Jaya – the grand-daughter – came to India from the USA to heal her pain after three miscarriages and the separation from her husband. There, she learns the story of her grandmother from an untouchable, who worked in his grand parents’ house as a faithful servant. Jaya learns of her true heritage when her grand-mother’s secret is revealed by her by that faithful servant. She learns her mother is a fruit of the passion between her grand-mother and a British officer she loved. In healing her own pain, she re-lives her grand-mother’s tough choices of staying in the marriage her parents arranged for her; staying with other other three sons when asked by the man she loved to leave with him and their daughter; stopping to do what she loved – teach and write stories – when family duties called.

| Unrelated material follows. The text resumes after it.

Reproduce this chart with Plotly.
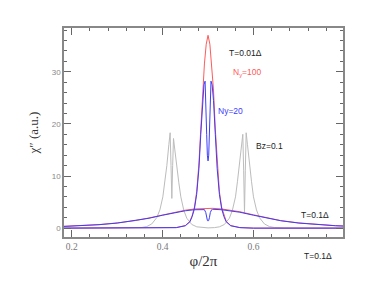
import plotly.graph_objects as go

# ---- data ----
# T=0.01Δ, Ny=100 (red, sharp)
red_sharp_x = [0.183, 0.40, 0.43, 0.45, 0.46, 0.465, 0.47, 0.475, 0.48, 0.484, 0.488, 0.492, 0.496, 0.50,
               0.504, 0.508, 0.512, 0.516, 0.52, 0.525, 0.53, 0.535, 0.54, 0.55, 0.57, 0.60, 0.797]
red_sharp_y = [0.0, 0.0, 0.1, 0.5, 1.3, 2.4, 4.0, 7.0, 12.5, 19.0, 26.5, 31.5, 35.3, 37.0,
               35.3, 31.5, 26.5, 19.0, 12.5, 7.0, 4.0, 2.4, 1.3, 0.5, 0.1, 0.0, 0.0]

# T=0.01Δ, Ny=20 (blue, sharp, split top)
blue_sharp_x = [0.183, 0.40, 0.43, 0.45, 0.46, 0.465, 0.47, 0.475, 0.48, 0.484, 0.488, 0.491, 0.4935, 0.4955,
                0.497, 0.4985, 0.50, 0.5015, 0.503, 0.5045, 0.5065, 0.509, 0.512, 0.516, 0.52, 0.525, 0.53,
                0.535, 0.54, 0.55, 0.57, 0.60, 0.797]
blue_sharp_y = [0.0, 0.0, 0.1, 0.45, 1.2, 2.2, 3.7, 6.5, 11.5, 18.0, 24.5, 27.5, 28.2, 24.0,
                18.0, 14.0, 12.9, 14.0, 18.0, 24.0, 28.2, 27.5, 24.5, 18.0, 11.5, 6.5, 3.7,
                2.2, 1.2, 0.45, 0.1, 0.0, 0.0]

# T=0.1Δ, Ny=100 (red, broad)
red_broad_x = [0.183, 0.22, 0.26, 0.30, 0.34, 0.37, 0.40, 0.43, 0.45, 0.47, 0.49, 0.50,
               0.51, 0.53, 0.55, 0.57, 0.60, 0.63, 0.66, 0.70, 0.74, 0.78, 0.797]
red_broad_y = [0.35, 0.48, 0.68, 1.0, 1.45, 1.95, 2.55, 3.15, 3.45, 3.68, 3.8, 3.82,
               3.8, 3.68, 3.45, 3.15, 2.55, 1.95, 1.45, 1.0, 0.68, 0.48, 0.42]

# T=0.1Δ, Ny=20 (blue, broad with a small dip)
blue_broad_x = [0.183, 0.22, 0.26, 0.30, 0.34, 0.37, 0.40, 0.43, 0.45, 0.47, 0.49, 0.492, 0.495, 0.497,
                0.4985, 0.50, 0.5015, 0.503, 0.505, 0.508, 0.51, 0.53, 0.55, 0.57, 0.60, 0.63, 0.66,
                0.70, 0.74, 0.78, 0.797]
blue_broad_y = [0.33, 0.46, 0.66, 0.97, 1.42, 1.9, 2.48, 3.05, 3.33, 3.53, 3.62, 3.55, 3.0, 2.0,
                1.5, 1.35, 1.5, 2.0, 3.0, 3.55, 3.62, 3.53, 3.33, 3.05, 2.48, 1.9, 1.42,
                0.97, 0.66, 0.46, 0.40]

# Bz=0.1 (gray, two split peaks)
gray_x = [0.183, 0.30, 0.332, 0.354, 0.365, 0.376, 0.387, 0.394, 0.4005, 0.405, 0.4093, 0.4137, 0.4166,
          0.4185, 0.4203, 0.4221, 0.424, 0.4269, 0.4313, 0.4357, 0.4401, 0.4467, 0.4533, 0.4643, 0.4753,
          0.4863, 0.50, 0.5139, 0.5249, 0.5359, 0.5469, 0.5535, 0.5604, 0.5648, 0.5692, 0.5736, 0.5765,
          0.5784, 0.5802, 0.582, 0.5839, 0.5868, 0.5912, 0.5956, 0.60, 0.6066, 0.6132, 0.6242, 0.6352,
          0.6462, 0.668, 0.797]
gray_y = [0.0, 0.0, 0.03, 0.12, 0.3, 0.8, 2.0, 3.5, 6.0, 9.0, 12.0, 16.0, 18.3,
          12.0, 5.7, 12.0, 17.2, 15.0, 11.5, 8.7, 6.0, 3.4, 1.9, 0.7, 0.25,
          0.1, 0.05, 0.1, 0.25, 0.7, 1.9, 3.4, 6.0, 9.0, 12.0, 16.0, 18.0,
          11.0, 3.0, 11.0, 18.3, 16.0, 12.0, 9.0, 6.0, 3.5, 2.0, 0.8, 0.3,
          0.12, 0.03, 0.0]

x_ticks = [0.2, 0.4, 0.6]
x_tick_labels = ["0.2", "0.4", "0.6"]
y_ticks = [0, 10, 20, 30]
y_tick_labels = ["0", "10", "20", "30"]

RED = "#ff5a5a"
BLUE = "#3c3cff"
GRAY = "#bcbcbc"

fig = go.Figure()
fig.add_trace(go.Scatter(x=gray_x, y=gray_y, mode="lines", line=dict(color=GRAY, width=1)))
fig.add_trace(go.Scatter(x=red_sharp_x, y=red_sharp_y, mode="lines", line=dict(color=RED, width=1)))
fig.add_trace(go.Scatter(x=red_broad_x, y=red_broad_y, mode="lines", line=dict(color=RED, width=1)))
fig.add_trace(go.Scatter(x=blue_sharp_x, y=blue_sharp_y, mode="lines", line=dict(color=BLUE, width=1)))
fig.add_trace(go.Scatter(x=blue_broad_x, y=blue_broad_y, mode="lines", line=dict(color=BLUE, width=1)))

ann_font = dict(family="Liberation Sans, Arial, sans-serif", size=8.5, color="#222")
annotations = [
    dict(x=0.582, y=33.6, text="T=0.01Δ", font=ann_font, xref="x", yref="y"),
    dict(x=0.587, y=29.9, text="N<sub>y</sub>=100", font=dict(ann_font, color=RED), xref="x", yref="y"),
    dict(x=0.549, y=22.4, text="Ny=20", font=dict(ann_font, color=BLUE), xref="x", yref="y"),
    dict(x=0.636, y=15.7, text="Bz=0.1", font=ann_font, xref="x", yref="y"),
    dict(x=0.735, y=2.45, text="T=0.1Δ", font=ann_font, xref="x", yref="y"),
    dict(x=0.741, y=-0.091, text="T=0.1Δ", font=ann_font, xref="x", yref="paper"),
]
for a in annotations:
    a.update(showarrow=False, xanchor="center", yanchor="middle")

# the page adds an 8px body margin, so the margins are offset by 8px
fig.update_layout(
    width=382, height=286,
    margin=dict(l=56, r=47, t=20, b=57),
    paper_bgcolor="white", plot_bgcolor="white",
    showlegend=False,
    annotations=annotations,
)
fig.update_xaxes(
    range=[0.183, 0.797], tickvals=x_ticks, ticktext=x_tick_labels,
    ticks="inside", ticklen=7, tickwidth=1, tickcolor="#666",
    minor=dict(dtick=0.04, tick0=0.2, ticks="inside", ticklen=3, tickcolor="#666"),
    showline=True, linecolor="#888", linewidth=1.5, mirror="ticks",
    showgrid=False, zeroline=False,
    tickfont=dict(family="Liberation Serif, serif", size=9.5, color="#777"),
    title=dict(text="φ/2π", font=dict(family="Liberation Serif, serif", size=15, color="#333"), standoff=4),
)
fig.update_yaxes(
    range=[-1.7, 38.4], tickvals=y_ticks, ticktext=y_tick_labels,
    ticks="inside", ticklen=7, tickwidth=1, tickcolor="#666",
    minor=dict(dtick=2, tick0=0, ticks="inside", ticklen=3, tickcolor="#666"),
    showline=True, linecolor="#888", linewidth=1.5, mirror="ticks",
    showgrid=False, zeroline=False,
    tickfont=dict(family="Liberation Sans, sans-serif", size=8, color="#888"),
    title=dict(text="χ″ (a.u.)", font=dict(family="Liberation Serif, serif", size=13, color="#333"), standoff=10),
)

fig.write_html("out.html")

In the story, the grand-mother dies young in very tragic circumstances. The author portraits the grand-daughter as a living testament to the materialisation of aspirations of a generation who although oppressed kept her dignity and left a legacy.

The story has a happy end of healing found by those who sought it. Although it gave the book a predictable end, it was just fine, after the intensity if the two parallel life stories of the grand mother and grand-daughter, who “found” each other 30 years after through storytelling.

While some reviews find the book not very exciting, it matched my reading needs at this stage. Even it it is fiction, stories of vulnerable deserve to be told in any form and cherished by those who live to harness the sacrifices made by generations before.